Scandium arsenate
- Names: Other names Scandium(III) arsenate

Identifiers
- CAS Number: 15479-88-6; 32825-50-6 dihydrate;

Properties
- Chemical formula: ScAsO_{4}
- Molar mass: 183.88 g/mol
- Appearance: White crystalline solid (hydrates)
- Solubility in water: Sparingly soluble in water

= Scandium arsenate =

Scandium arsenate is an inorganic compound of scandium and the arsenate ion, with the chemical formula ScAsO_{4}. It forms hydrated phases, including the well-characterized dihydrate ScAsO_{4}·2H_{2}O. The dihydrate occurs naturally as the rare mineral bonacinaite.

== Preparation ==
Scandium arsenate can be precipitated from aqueous solutions containing scandium(III) and arsenate ions.

A hydrated product can be obtained by reacting scandium nitrate with diammonium hydrogen arsenate.

The dihydrate can also be prepared by reaction of scandium hydroxide with arsenic acid at room temperature.

A hydrated phase of approximate composition ScAsO_{4}·2.5H_{2}O has been reported to precipitate from solutions over the approximate pH range 2.0–7.1.

== Properties ==
=== Hydrates and crystal structure ===
The best-characterized hydrated phase is scandium arsenate dihydrate, ScAsO_{4}·2H_{2}O.

It crystallizes in the monoclinic crystal system, space group P2_{1}/n (No. 14), with the metavariscite structure type.
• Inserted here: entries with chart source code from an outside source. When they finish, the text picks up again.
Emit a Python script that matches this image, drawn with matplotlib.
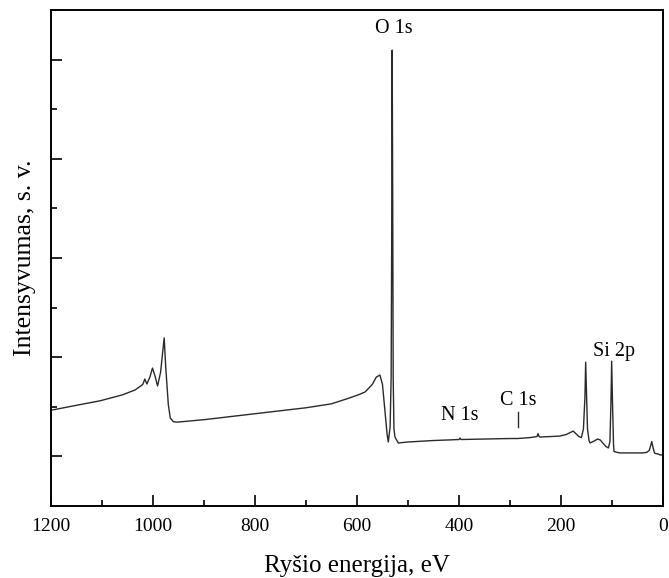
import matplotlib
matplotlib.use("Agg")
import matplotlib.pyplot as plt
from matplotlib.ticker import MultipleLocator, NullFormatter

# XPS survey spectrum: binding energy (eV) and intensity (arb. units)
energy = [1200, 1150, 1104, 1060, 1035, 1020, 1016, 1012, 1006, 1001, 996, 991,
          985, 981, 978, 975, 970, 966, 960, 953, 900, 850, 800, 750, 700,
          650, 614, 595, 584, 570, 562, 555, 550, 545, 541, 538.6, 535, 533,
          532, 531, 530, 529, 527.5, 525.5, 519, 500, 450, 424, 400, 398, 396,
          350, 300, 285, 260, 247, 245, 243, 241, 220, 202, 190, 180, 176, 172,
          165, 160, 156, 153, 151.6, 150, 148, 145, 143, 135, 128, 123, 118,
          112, 107, 104, 102, 100.6, 99, 97, 96, 90, 84, 60, 40, 32, 27, 24,
          22, 20, 17, 15.7, 10, 6, 0]
intensity = [1.93, 2.03, 2.12, 2.24, 2.34, 2.45, 2.56, 2.46, 2.60, 2.78, 2.62, 2.42,
             2.70, 3.10, 3.39, 2.80, 2.05, 1.77, 1.70, 1.69, 1.74, 1.80, 1.86, 1.92, 1.98,
             2.06, 2.18, 2.25, 2.30, 2.45, 2.60, 2.64, 2.45, 1.90, 1.45, 1.29, 1.60, 2.60,
             5.20, 9.19, 6.40, 2.60, 1.55, 1.39, 1.27, 1.29, 1.32, 1.33, 1.34, 1.37, 1.34,
             1.35, 1.36, 1.36, 1.38, 1.40, 1.46, 1.40, 1.39, 1.40, 1.41, 1.44, 1.49, 1.51, 1.47,
             1.40, 1.38, 1.55, 2.20, 2.90, 2.30, 1.55, 1.32, 1.27, 1.31, 1.35, 1.33, 1.27,
             1.20, 1.17, 1.30, 2.10, 2.92, 2.10, 1.25, 1.10, 1.08, 1.07, 1.07, 1.07, 1.08, 1.12, 1.22,
             1.30, 1.20, 1.08, 1.06, 1.05, 1.03, 1.03]

# Peak labels: (text, energy, intensity)
peak_labels = [("O 1s", 527.4, 9.62), ("Si 2p", 96.0, 3.12),
               ("N 1s", 398.0, 1.83), ("C 1s", 284.3, 2.12)]
c1s_marker = (285.0, 1.59, 1.90)

plt.rcParams['font.family'] = ['Liberation Serif', 'DejaVu Serif']

fig = plt.figure(figsize=(6.69, 5.78), dpi=100)
ax = fig.add_axes([0.0762, 0.1246, 0.9148, 0.8581])

ax.plot(energy, intensity, color='#2a2a2a', lw=1.0)

ax.set_xlim(1200, 0)
ax.set_ylim(0, 10)

ax.xaxis.set_major_locator(MultipleLocator(200))
ax.xaxis.set_minor_locator(MultipleLocator(100))
ax.yaxis.set_major_locator(MultipleLocator(2, offset=1))
ax.yaxis.set_minor_locator(MultipleLocator(1))
ax.yaxis.set_major_formatter(NullFormatter())

ax.tick_params(which='major', direction='in', length=8, width=1.2,
               labelsize=14, pad=9)
ax.tick_params(which='minor', direction='in', length=4, width=1.2)
ax.tick_params(axis='y', which='both', left=True, right=False)
ax.tick_params(axis='x', which='both', bottom=True, top=False)

for sp in ax.spines.values():
    sp.set_linewidth(1.4)

ax.set_xlabel("Ryšio energija, eV", fontsize=18, labelpad=14)
ax.set_ylabel("Intensyvumas, s. v.", fontsize=18.5, labelpad=2)

for text, x, y in peak_labels:
    ax.text(x, y, text, fontsize=14.5, ha='center', va='center')
ax.plot([c1s_marker[0], c1s_marker[0]], [c1s_marker[1], c1s_marker[2]],
        color='#2a2a2a', lw=1.0)

fig.savefig("out.png", dpi=100)
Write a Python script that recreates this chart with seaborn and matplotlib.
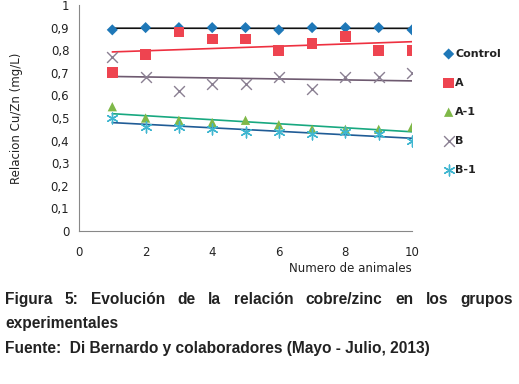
import numpy as np
import pandas as pd
import matplotlib
matplotlib.use("Agg")
import matplotlib.pyplot as plt
import seaborn as sns

x_vals = [1, 2, 3, 4, 5, 6, 7, 8, 9, 10]
control = [0.89, 0.90, 0.90, 0.90, 0.90, 0.89, 0.90, 0.90, 0.90, 0.89]
grupo_a = [0.70, 0.78, 0.88, 0.85, 0.85, 0.80, 0.83, 0.86, 0.80, 0.80]
grupo_a1 = [0.55, 0.50, 0.49, 0.48, 0.49, 0.47, 0.45, 0.45, 0.45, 0.46]
grupo_b = [0.77, 0.68, 0.62, 0.65, 0.65, 0.68, 0.63, 0.68, 0.68, 0.70]
grupo_b1 = [0.50, 0.46, 0.46, 0.45, 0.44, 0.44, 0.43, 0.44, 0.43, 0.40]
series_names = ["Control", "A", "A-1", "B", "B-1"]
y_ticks = [0, 0.1, 0.2, 0.3, 0.4, 0.5, 0.6, 0.7, 0.8, 0.9, 1]
y_tick_labels = ["0", "0,1", "0,2", "0,3", "0,4", "0,5", "0,6", "0,7", "0,8", "0,9", "1"]
x_ticks = [0, 2, 4, 6, 8, 10]

values = [control, grupo_a, grupo_a1, grupo_b, grupo_b1]
df = pd.DataFrame({
    "x": x_vals * 5,
    "y": sum(values, []),
    "serie": sum([[n] * len(x_vals) for n in series_names], []),
})

sns.set_style("white")
plt.rcParams["font.family"] = ["DejaVu Sans"]

marker_colors = {"Control": "#1f78b8", "A": "#ee4450", "A-1": "#7fb848",
                 "B": "#8a7f92", "B-1": "#3fb6d0"}
markers = {"Control": "D", "A": "s", "A-1": "^", "B": "x", "B-1": (6, 2, 0)}
sizes = {"Control": 32, "A": 60, "A-1": 45, "B": 60, "B-1": 60}
line_colors = {"Control": "#111111", "A": "#ee3040", "A-1": "#18a880",
               "B": "#6e5a70", "B-1": "#205c96"}

fig = plt.figure(figsize=(5.19, 3.84), dpi=100)
ax = fig.add_axes([79/519, 1-231/384, (412-79)/519, (231-5)/384])

for name in series_names:
    sub = df[df["serie"] == name]
    sns.regplot(data=sub, x="x", y="y", scatter=False, ci=None, truncate=True,
                ax=ax, line_kws=dict(color=line_colors[name], lw=1.2, zorder=2))
for name in series_names:
    sub = df[df["serie"] == name]
    kw = dict(edgecolor="none") if markers[name] not in ("x",) and name != "B-1" else dict(linewidth=1.0)
    sns.scatterplot(data=sub, x="x", y="y", marker=markers[name], s=sizes[name],
                    color=marker_colors[name], ax=ax, label=name, zorder=3, **kw)

ax.set_xlim(0, 10)
ax.set_ylim(0, 1)
ax.set_yticks(y_ticks)
ax.set_yticklabels(y_tick_labels)
ax.set_xticks(x_ticks)
for s in ["top", "right"]:
    ax.spines[s].set_visible(False)
for s in ["left", "bottom"]:
    ax.spines[s].set_color("#888888")
    ax.spines[s].set_linewidth(0.8)
ax.tick_params(axis="both", direction="out", length=4, width=0.8, color="#888888",
               labelsize=8.5, labelcolor="#222222", pad=3)
ax.tick_params(axis="x", pad=7)
ax.set_xlabel("")
ax.set_ylabel("Relacion Cu/Zn (mg/L)", fontsize=8.5, color="#222222", labelpad=20)
fig.text(412/519, 1-268/384, "Numero de animales", ha="right", va="center",
         fontsize=8.5, color="#222222")

leg = ax.legend(loc="upper left", bbox_to_anchor=(1.06, 0.85), frameon=False,
                labelspacing=1.72, handletextpad=0.0, handlelength=1.2,
                prop=dict(size=8, weight="bold"))
for t in leg.get_texts():
    t.set_color("#222222")

# caption
cap_font = dict(family="Liberation Sans", weight="bold", size=11.2, color="#222222")
words = "Figura 5: Evolución de la relación cobre/zinc en los grupos".split(" ")
fig.canvas.draw()
renderer = fig.canvas.get_renderer()
y1 = 1 - 304/384
tmp = [fig.text(0, y1, w, va="baseline", ha="left", **cap_font) for w in words]
widths = [t.get_window_extent(renderer).width for t in tmp]
x_left, x_right = 5, 513
gap = (x_right - x_left - sum(widths)) / (len(words) - 1)
pos = x_left
for t, w in zip(tmp, widths):
    t.set_x(pos / 519)
    pos += w + gap
fig.text(5/519, 1-328/384, "experimentales", va="baseline", ha="left", **cap_font)
fig.text(5/519, 1-353/384, "Fuente:  Di Bernardo y colaboradores (Mayo - Julio, 2013)",
         va="baseline", ha="left", **cap_font)

fig.savefig("out.png", dpi=100)
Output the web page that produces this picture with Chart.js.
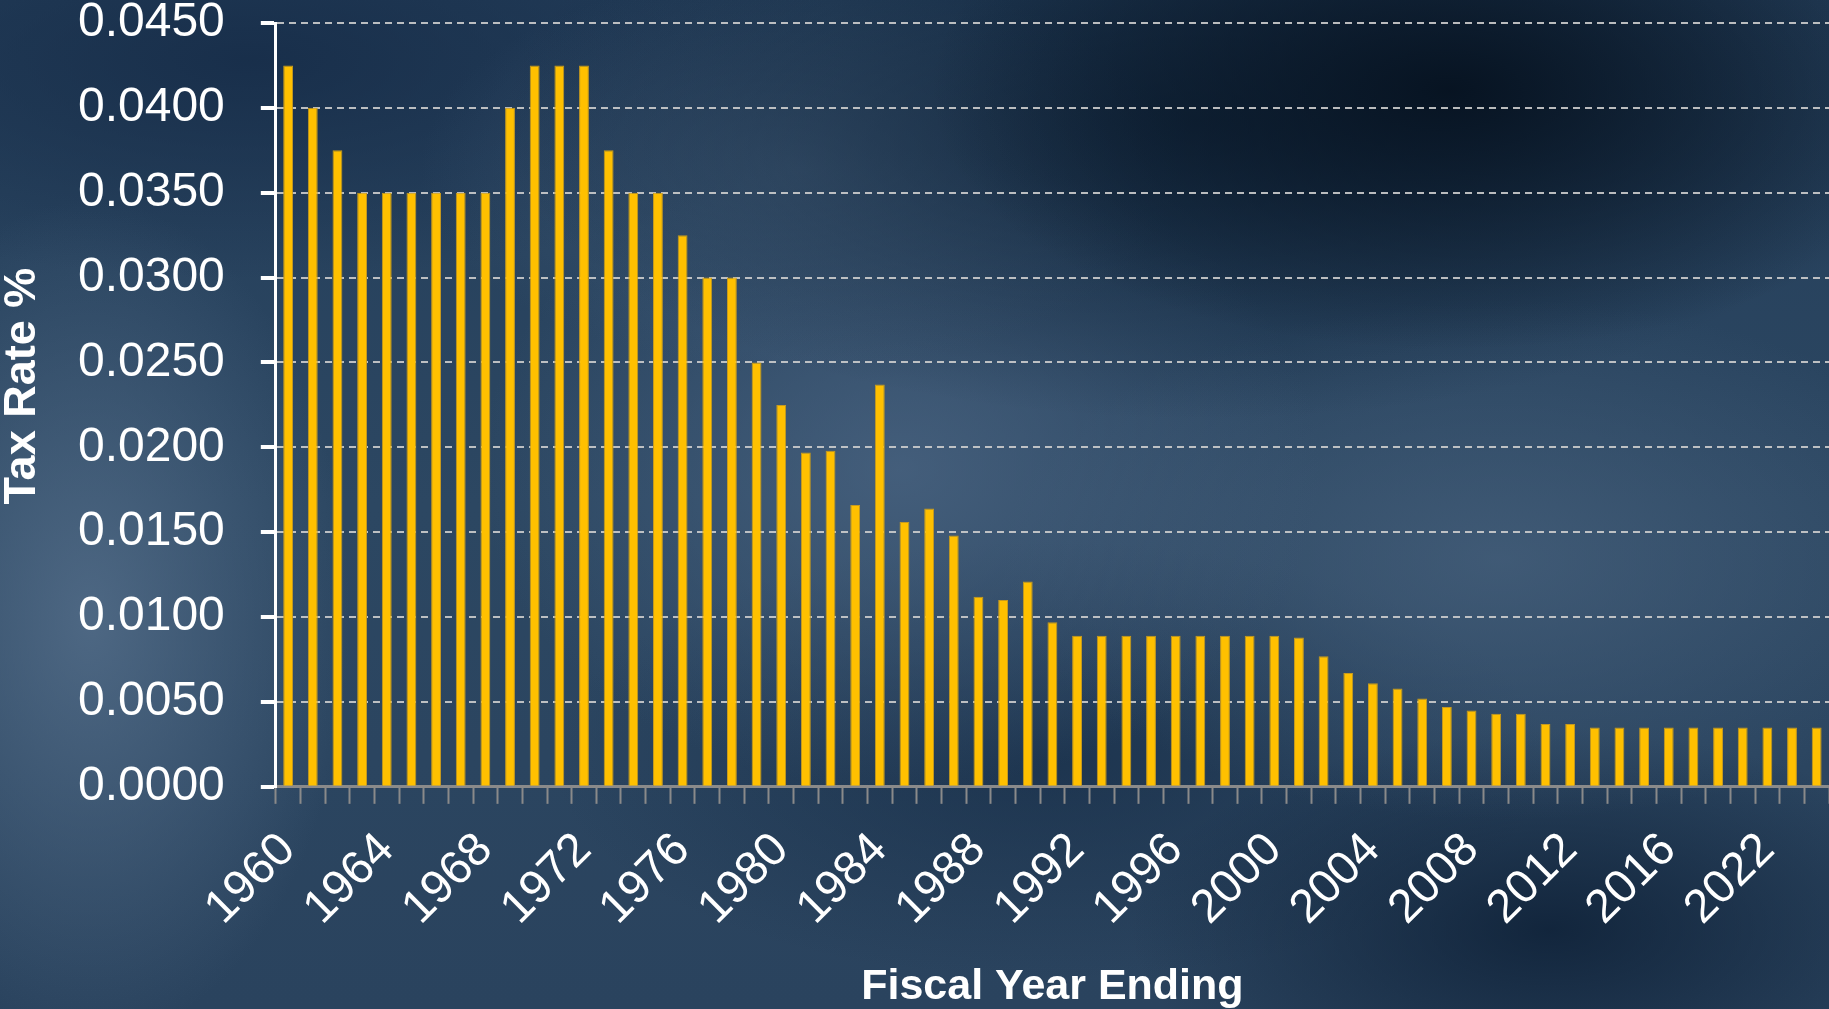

For natural bonacinaite, representative single-crystal lattice parameters are a = 5.533 Å, b = 10.409 Å, c = 9.036 Å, β = 91.94° with four formula units per unit cell.

Its framework is built from corner-sharing AsO_{4} tetrahedra and ScO_{4}(H_{2}O)_{2} octahedra. Hydrogen bonding between coordinated water molecules and framework oxygen atoms reinforces the three-dimensional structure.

The ideal dihydrate is isostructural with other members of the metavariscite group.

=== Natural occurrence ===
ScAsO_{4}·2H_{2}O occurs naturally as bonacinaite, the first known scandium arsenate mineral.

The mineral was discovered at the Varenche Mine in the Aosta Valley, Italy, where it occurs as a low-temperature hydrothermal mineral. It forms colorless to faintly violet, transparent crystals and has a calculated density of about 2.82 g/cm^{3}.

Natural bonacinaite commonly contains partial substitution of Al for Sc and P for As; its ideal end-member formula is nevertheless ScAsO_{4}·2H_{2}O.

=== Thermal behaviour ===
Hydrated scandium arsenate loses water stepwise on heating.

The approximately 2.5-hydrate loses about half a water molecule between roughly 50 and 130 °C to form ScAsO_{4}·2H_{2}O.

Further dehydration occurs between approximately 250 and 370 °C, ultimately giving anhydrous ScAsO_{4}.

Earlier comparative work found the dihydrate to be isomorphous with scandium phosphate dihydrate and somewhat more soluble and less thermally stable than the corresponding phosphate.

=== Solubility ===
Scandium arsenate is very sparingly soluble in water.

A concentration-based solubility-product value of pK_{sp,c} = 26.72 ± 0.27 has been reported.